I'm still getting used to this whole idea. Sometimes when someone calls me by my new last name, I don't catch it at first, it takes a moment to realize I've shifted the identity my friends and family know. And then I do catch it, and I get kind of goosebumps all over, in a good way.
I kind of agonized over whether or not I would choose to change my last name; I was kind of attached to the old one. I liked Katie VanHoorn. My name fit who I was, how I looked, what I liked. Faulk? I wasn't sure about Faulk, at first. It fit Jason, but would it fit me? And was I required to take a man's name just because I had married him?
After a lot of thought, I chose to do so. It may not be the most liberated or feminist choice I've ever made, but I made it, and I'm glad I did. I like this whole Faulk thing. I like the Faulks and I like being associated with them. I like how easily they welcomed me into their family, how much I feel like when Jason and I move out to Greenville, SC after we've both got our degrees that I won't be quite so homesick, maybe, because I'll have a bunch of people out there already happy to see me come.
So, I think I'm okay with being Katie Faulk. Still have to get used to it though. And stop giggling every time I remember I'm wearing The Ring.

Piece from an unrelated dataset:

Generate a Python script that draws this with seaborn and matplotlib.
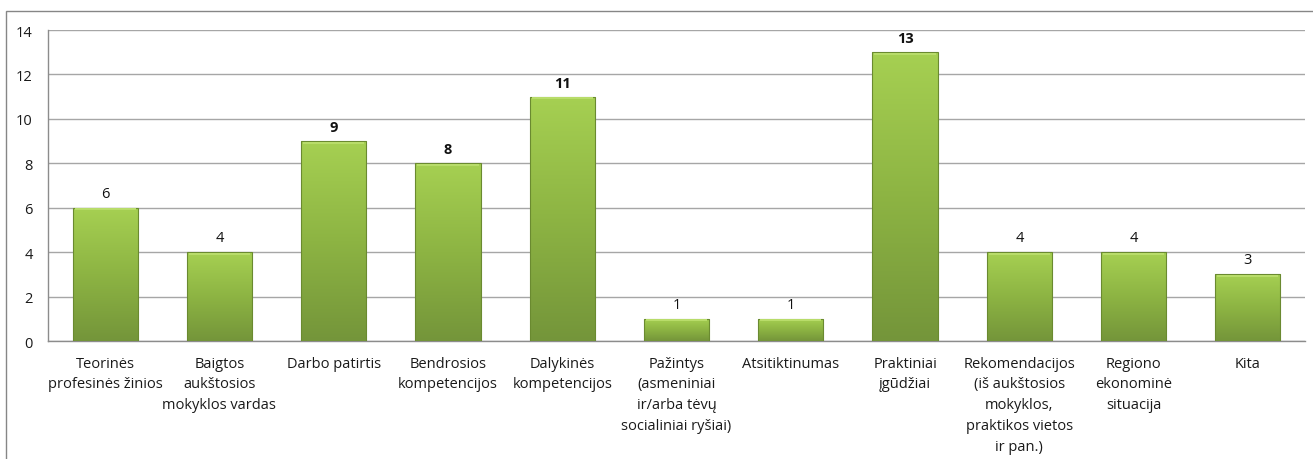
import matplotlib
matplotlib.use("Agg")
import matplotlib.pyplot as plt
import seaborn as sns
import numpy as np
import pandas as pd
from matplotlib.colors import LinearSegmentedColormap
from matplotlib.patches import Rectangle

categories = [
    "Teorinės\nprofesinės žinios",
    "Baigtos\naukštosios\nmokyklos vardas",
    "Darbo patirtis",
    "Bendrosios\nkompetencijos",
    "Dalykinės\nkompetencijos",
    "Pažintys\n(asmeniniai\nir/arba tėvų\nsocialiniai ryšiai)",
    "Atsitiktinumas",
    "Praktiniai\nįgūdžiai",
    "Rekomendacijos\n(iš aukštosios\nmokyklos,\npraktikos vietos\nir pan.)",
    "Regiono\nekonominė\nsituacija",
    "Kita",
]
values = [6, 4, 9, 8, 11, 1, 1, 13, 4, 4, 3]
bold_labels = [False, False, True, True, True, False, False, True, False, False, False]
y_ticks = [0, 2, 4, 6, 8, 10, 12, 14]

sns.set_theme(style="white")
plt.rcParams['font.family'] = ['Open Sans', 'DejaVu Sans']
FS = 10.5

fig = plt.figure(figsize=(13.13, 4.6), dpi=100)
ax = fig.add_axes([48/1313, 1-342/460, (1305-48)/1313, (342-31)/460])

df = pd.DataFrame({"cat": categories, "val": values})
sns.barplot(data=df, x="cat", y="val", color="#9bc44a", width=0.57, ax=ax,
            edgecolor="none", zorder=3)

ax.set_ylim(0, 14)
ax.set_xlim(-0.5, len(categories) - 0.5)
ax.set_yticks(y_ticks)
ax.set_yticklabels([str(t) for t in y_ticks], fontsize=FS, color="#1a1a1a")
ax.set_xlabel("")
ax.set_ylabel("")
ax.tick_params(axis="x", length=0, pad=10.5, labelsize=FS, labelcolor="#1a1a1a")
ax.tick_params(axis="y", length=0, pad=11)
for lbl in ax.get_xticklabels():
    lbl.set_linespacing(1.53)
    lbl.set_verticalalignment("top")

ax.grid(axis="y", color="#a6a6a6", linewidth=1, zorder=0)
ax.set_axisbelow(True)
for s in ["top", "right"]:
    ax.spines[s].set_visible(False)
for s in ["left", "bottom"]:
    ax.spines[s].set_color("#8c8c8c")
    ax.spines[s].set_linewidth(1)

# gradient fill on bars
cmap = LinearSegmentedColormap.from_list("g", ["#74953a", "#8db443", "#a6d052"])
grad = np.linspace(0, 1, 256).reshape(-1, 1)
for p, v, b in zip(ax.patches, values, bold_labels):
    x0, w, h = p.get_x(), p.get_width(), p.get_height()
    p.set_facecolor("none")
    im = ax.imshow(grad, cmap=cmap, aspect="auto", origin="lower",
                   extent=[x0, x0 + w, 0, h], zorder=3)
    im.set_clip_path(p)
    ax.add_patch(Rectangle((x0, 0), w, h, fill=False, edgecolor="#6a8a30",
                           linewidth=0.8, zorder=4))
    ax.add_patch(Rectangle((x0 + w*0.03, h - 0.12), w*0.94, 0.1, facecolor="#b8dc6a",
                           edgecolor="none", zorder=4))
    ax.annotate(str(v), (x0 + w/2, h), xytext=(0, 5), textcoords="offset points",
                ha="center", va="bottom", fontsize=FS,
                fontweight="bold" if b else "normal", color="#111111")

# outer chart border
fig.add_artist(Rectangle((6/1313, -0.1), 1.2, (460-12)/460 + 0.1,
                         transform=fig.transFigure, fill=False,
                         edgecolor="#868686", linewidth=1))

fig.savefig("out.png", dpi=100)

I watched the DVD my cousin Josh recorded of the wedding ceremony... my sister burned me a copy and sent it to me? I got it in the mail just the other day, sat down and watched it, and got all teary and giddy.
Still am, just a little bit.
Also, I love all the pictures I've seen! I want them plastered to my walls. Oh well... now we're using -picture frames-.
All right, that's all I have ofr now.